The top steel executives in the U.S. called the fight against cheap steel imports a “war” in the American Iron & Steel Institute‘s annual press conference at its general meeting in Salt Lake City, Utah. The picture they painted was bleak.
Domestic steel capacity utilization averaged just 70% in 2015. It’s still only at 71.3% capacity utilization for Q1 of this year. They also said 13,000 steel jobs have been lost in the past year. All pointed the finger at global overcapacity.

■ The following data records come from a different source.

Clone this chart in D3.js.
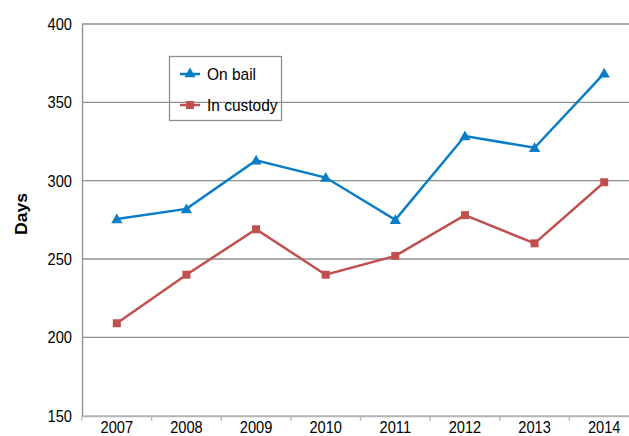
<!DOCTYPE html>
<html>
<head>
<meta charset="utf-8">
<script src="https://cdn.jsdelivr.net/npm/d3@7"></script>
<style>
  html, body { margin: 0; padding: 0; background: #fff; }
  svg { display: block; }
  text { font-family: "Liberation Sans", Arial, sans-serif; fill: #000; }
</style>
</head>
<body>
<svg id="chart" width="629" height="436"></svg>
<script>
const years = ["2007", "2008", "2009", "2010", "2011", "2012", "2013", "2014"];
const onBail = [275.5, 282, 313, 302, 275, 328.5, 321, 368.5];
const inCustody = [209, 240, 269, 240, 252, 278, 260, 299];
const yTicks = [150, 200, 250, 300, 350, 400];
const seriesNames = ["On bail", "In custody"];
const seriesColors = ["#0a7dc6", "#c0504d"];

const FONT = '"Liberation Sans", Arial, sans-serif';
const svg = d3.select("#chart");
const mLeft = 82, mRight = 639, mTop = 24, mBottom = 415.7;

function condense(sel, factor) {
  sel.each(function () {
    const w = this.getComputedTextLength();
    d3.select(this).attr("textLength", w * factor).attr("lengthAdjust", "spacingAndGlyphs");
  });
}

const x = d3.scaleBand().domain(years).range([mLeft, mRight]);
const y = d3.scaleLinear().domain([150, 400]).range([mBottom, mTop]);

// gridlines
svg.append("g").selectAll("line").data(yTicks.filter(d => d !== 150)).join("line")
  .attr("x1", mLeft).attr("x2", mRight)
  .attr("y1", d => y(d)).attr("y2", d => y(d))
  .attr("stroke", "#8f8f8f").attr("stroke-width", 1.3);

// y axis
const yAxis = d3.axisLeft(y).tickValues(yTicks).tickSize(0).tickPadding(10);
const gy = svg.append("g").attr("transform", `translate(${mLeft},0)`).call(yAxis);
gy.select(".domain").attr("stroke", "#8f8f8f").attr("stroke-width", 1.3);
gy.selectAll("text").style("font-size", "17px").style("font-family", FONT).call(condense, 0.86);

// x axis
const xAxis = d3.axisBottom(x).tickSize(0).tickPadding(5.5);
const gx = svg.append("g").attr("transform", `translate(0,${mBottom})`).call(xAxis);
gx.select(".domain").attr("stroke", "#b5b5b5").attr("stroke-width", 2);
gx.selectAll("text").style("font-size", "17px").style("font-family", FONT).call(condense, 0.86);
gx.append("g").selectAll("line").data(years).join("line")
  .attr("x1", d => x(d)).attr("x2", d => x(d))
  .attr("y1", 0).attr("y2", 5)
  .attr("stroke", "#b5b5b5").attr("stroke-width", 1.3);

// y label
svg.append("text")
  .attr("transform", `translate(26.5,214) rotate(-90) scale(1.1,1)`)
  .attr("text-anchor", "middle")
  .style("font-size", "16px").style("font-weight", "bold").style("font-family", FONT)
  .text("Days");

const cx = d => x(d) + x.bandwidth() / 2;
const line = d3.line().x(d => cx(d.year)).y(d => y(d.v));
const allSeries = [onBail, inCustody].map(vals => vals.map((v, j) => ({ year: years[j], v })));

const triangle = d3.symbol().type(d3.symbolTriangle).size(55);
const square = d3.symbol().type(d3.symbolSquare).size(64);
const symbols = [triangle, square];

allSeries.forEach((data, i) => {
  svg.append("path").datum(data)
    .attr("d", line).attr("fill", "none")
    .attr("stroke", seriesColors[i]).attr("stroke-width", 2.5);
  svg.append("g").selectAll("path").data(data).join("path")
    .attr("transform", d => `translate(${cx(d.year)},${y(d.v) + (i === 0 ? 1 : 0)})`)
    .attr("d", symbols[i]())
    .attr("fill", seriesColors[i]);
});

// legend
const lg = svg.append("g");
lg.append("rect").attr("x", 169.5).attr("y", 56.5).attr("width", 112).attr("height", 64)
  .attr("fill", "none").attr("stroke", "#8f8f8f").attr("stroke-width", 1.3);
const legendY = [74, 105];
seriesNames.forEach((name, i) => {
  lg.append("line").attr("x1", 180).attr("x2", 200)
    .attr("y1", legendY[i]).attr("y2", legendY[i])
    .attr("stroke", seriesColors[i]).attr("stroke-width", 2.5);
  lg.append("path").attr("transform", `translate(190,${legendY[i]})`)
    .attr("d", symbols[i]()).attr("fill", seriesColors[i]);
  lg.append("text").attr("x", 207).attr("y", legendY[i]).attr("dy", "0.35em")
    .style("font-size", "17px").style("font-family", FONT).text(name)
    .call(condense, 0.91);
});
</script>
</body>
</html>
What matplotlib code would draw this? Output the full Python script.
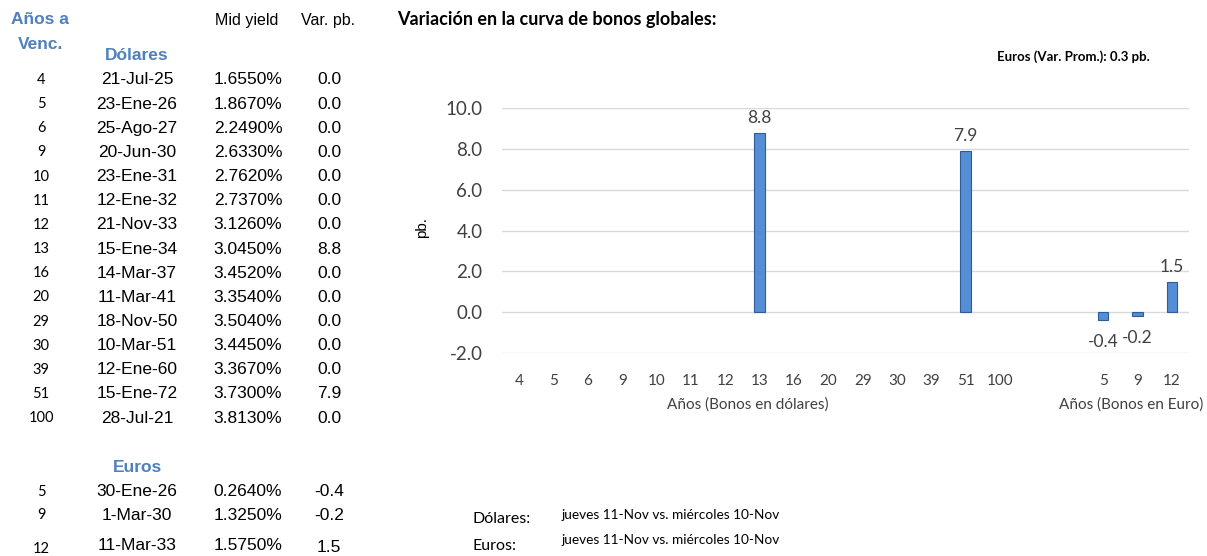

“Global overcapacity has been a problem for a long time but, today, it is a crisis,” said John Ferriola, chairman, president and CEO of Nucor Corporation and the newly elected chairman of the AISI for 2016. “This overcapacity, combined with declining demand from countries like China is fueling continued high levels of dumped and subsidized imports into the U.S. market. China has subsidized the growth of its steel industry through grants, low-interest loans, free land, low-priced energy and other raw material inputs. Simply stated, the Chinese government is a company disguised as a country and they are waging economic war on the United States.”
Thomas J. Gibson, president and CEO of AISI, called upon other steel making nations to take action to eliminate global steel overcapacity. Gibson also said the U.S. government should vigorously enforce trade laws to fight against the dumping of cheaper steel products and the implementation of market-distorting policies and practices by other steel producing nations, particularly China.
China’s Still a Non-Market Economy
The executives also said that China must continue to be treated as a non-market economy for anti-dumping purposes according to the World Trade Organization.
“Granting of (market economy) status to China before it has truly become one will undermine the effectiveness of U.S. trade laws,” Gibson said. “In the meantime, China has claimed that it should be automatically granted the status upon completion of 15 years of its accession to the WTO in December this year. Leading manufacturing associations have already opposed that, stating that China has not met the basic requirements set forth by the U.S. statutes and the Department of Commerce.”
Hacking and Intellectual Property
U.S. Steel CEO Mario Longhi addressed what he called a separate issue from market economy status and illegal dumping, the section 337 case his company filed last week alleging that a Chinese hacker stole U.S. Steel’s intellectual property regarding a high-strength, automotive alloy. The information, allegedly, allowed China’s Baosteel to offer the same product.
“I believe we’ve been very consistent and very clear in saying we will use every condition within the law in order to make sure the proper playing field is presented to everyone,” Longhi said. “The 337 is just another measure we are entitled to under the law and, of course, we are always going to remain vigilant and we’ll bring actions whenever the conditions warrant it.”